Usually, it is the broker dealer who seeks to compel arbitration, but not always. On August 7, 2018, in a precedential opinion, the Third Circuit affirmed the lower court decision that the Reading Health System n/k/a Tower Health did not waive the right to arbitration before FINRA due to forum-selection clauses contained in its broker dealer agreements.
In Reading Health System v Bear Stearns & Co, n/k/a J.P. Morgan Securities LLC, JP Morgan appealed the lower court decision compelling arbitration of Reading’s claims, arguing that the Southern District of New York was the appropriate venue pursuant to the forum-selection clauses found in broker dealer agreements executed by the parties, and that those clauses superseded the right to arbitration under FINRA Rule 12200.
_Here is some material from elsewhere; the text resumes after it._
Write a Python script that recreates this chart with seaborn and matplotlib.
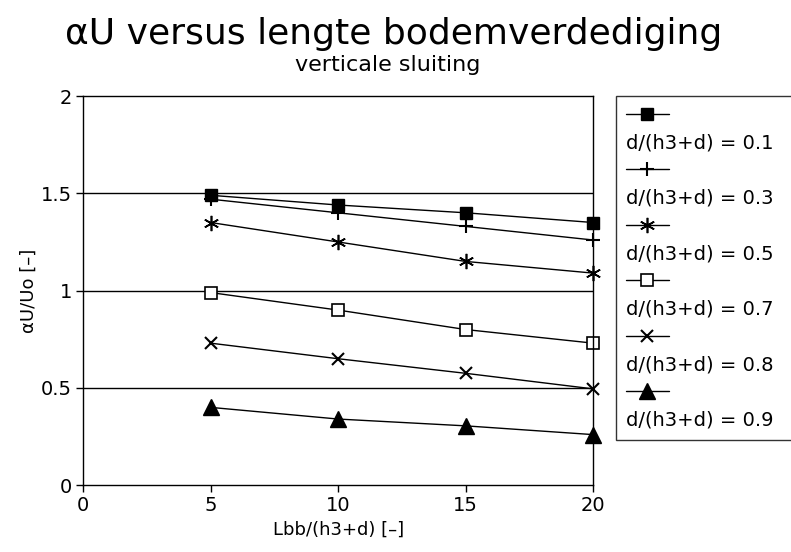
import matplotlib
matplotlib.use("Agg")
import matplotlib.pyplot as plt
import seaborn as sns
import pandas as pd
from matplotlib.lines import Line2D

x_vals = [5, 10, 15, 20]
s01 = [1.49, 1.44, 1.40, 1.35]
s03 = [1.47, 1.40, 1.33, 1.26]
s05 = [1.35, 1.25, 1.15, 1.09]
s07 = [0.99, 0.90, 0.80, 0.73]
s08 = [0.73, 0.65, 0.575, 0.495]
s09 = [0.40, 0.34, 0.305, 0.26]
labels = ["d/(h3+d) = 0.1", "d/(h3+d) = 0.3", "d/(h3+d) = 0.5",
          "d/(h3+d) = 0.7", "d/(h3+d) = 0.8", "d/(h3+d) = 0.9"]
series = [s01, s03, s05, s07, s08, s09]

rows = []
for lab, ys in zip(labels, series):
    for xv, yv in zip(x_vals, ys):
        rows.append({"x": xv, "y": yv, "series": lab})
df = pd.DataFrame(rows)

sns.set_style("white")
plt.rcParams['font.family'] = ['DejaVu Sans']
plt.rcParams['text.color'] = 'black'
plt.rcParams['axes.labelcolor'] = 'black'

fig = plt.figure(figsize=(7.91, 5.52), dpi=100)
ax = fig.add_axes([0.105, 0.121, 0.645, 0.705])

styles = [
    dict(marker="s", ms=8, mfc="black", mec="black", mew=1.0),
    dict(marker="+", ms=10, mfc="black", mec="black", mew=1.5),
    dict(marker=(6, 2, 0), ms=11, mfc="black", mec="black", mew=1.2),
    dict(marker="s", ms=8, mfc="white", mec="black", mew=1.2),
    dict(marker="x", ms=9, mfc="black", mec="black", mew=1.5),
    dict(marker="^", ms=12, mfc="black", mec="black", mew=1.0),
]

handles = []
for lab, st in zip(labels, styles):
    sub = df[df["series"] == lab]
    sns.lineplot(data=sub, x="x", y="y", ax=ax, color="black", lw=1.0,
                 label=lab, legend=False, clip_on=False, **st)
    handles.append(Line2D([], [], color="black", lw=1.0, **st))

for yv in [0.5, 1.0, 1.5]:
    ax.axhline(yv, color="black", lw=1.0, zorder=0)

ax.set_xlim(0, 20)
ax.set_ylim(0, 2)
ax.set_xticks([0, 5, 10, 15, 20])
ax.set_yticks([0, 0.5, 1, 1.5, 2])
ax.set_yticklabels(["0", "0.5", "1", "1.5", "2"])
ax.tick_params(axis="both", direction="out", length=5, width=1, labelsize=14,
               colors="black", bottom=True, left=True, pad=3)
for sp in ax.spines.values():
    sp.set_color("black")
    sp.set_linewidth(1.0)
ax.set_xlabel("Lbb/(h3+d) [–]", fontsize=13, labelpad=4)
ax.set_ylabel("αU/Uo [–]", fontsize=13, labelpad=2)

fig.text(0.498, 0.938, "αU versus lengte bodemverdediging", ha="center",
         va="center", fontsize=26)
fig.text(0.49, 0.883, "verticale sluiting", ha="center", va="center",
         fontsize=16)

leg_handles = []
leg_labels = []
for h, lab in zip(handles, labels):
    leg_handles.append(h)
    leg_labels.append("")
    leg_handles.append(Line2D([], [], color="none"))
    leg_labels.append(lab)

leg = fig.legend(leg_handles, leg_labels, loc="upper left",
                 bbox_to_anchor=(616 / 791, 0.0, 0.3, 1 - 96 / 552),
                 bbox_transform=fig.transFigure, mode="expand",
                 frameon=True, fontsize=14,
                 handlelength=2.2, handletextpad=-2.2, labelspacing=0.45,
                 borderpad=0.5, borderaxespad=0.0, fancybox=False)
leg.get_frame().set_edgecolor("black")
leg.get_frame().set_linewidth(1.0)

fig.savefig("out.png", dpi=100)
The Third Circuit disagreed, finding that the forum selection clauses made no specific reference to arbitration, and thus could not waive a regulatory right to arbitration.
The decision widened the circuit split over the issue. As noted in the decision, “the Second and Ninth Circuit Courts of Appeals have held that a materially identical forum-selection clause requires the parties to litigate in federal court, while the Fourth Circuit Court of Appeals has held that [FINRA] Rule 12200 requires the parties to arbitrate, notwithstanding the presence of a forum-selection clause.” Reading Health System v Bear Stearns & Co, n/k/a J.P. Morgan Securities LLC, 2018 U.S. App. LEXIS 21910, at *22 (3rd Cir. Aug. 7, 2018).
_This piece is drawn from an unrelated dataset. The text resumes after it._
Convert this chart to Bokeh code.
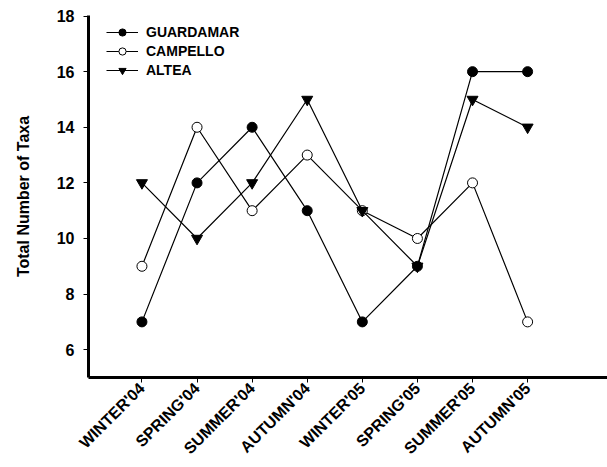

In agreeing with the Fourth Circuit and it’s decision in UBS Fin. Servs. v. Carilion Clinic, 706 F.3d 319 (4th Cir. 2013), the panel found that a party must know what rights it is waiving, and the forum-selection clause here made no mention of arbitration, let alone a specific waiver of rights under FINRA Rule 12200. Additionally, the panel declined to find an implied waiver, as the right to arbitrate “is not contractual in nature, but rather arises out of a binding, regulatory rule that has been adopted by FINRA and approved by the SEC.” Id. at *26.
Now that the Third Circuit has voiced it’s opinion on the issue, time will tell whether the other Circuits will weigh in on whether a party can contractually waive it’s right to arbitrate before FINRA without specific affirmative language or whether the Supreme Court will resolve the split.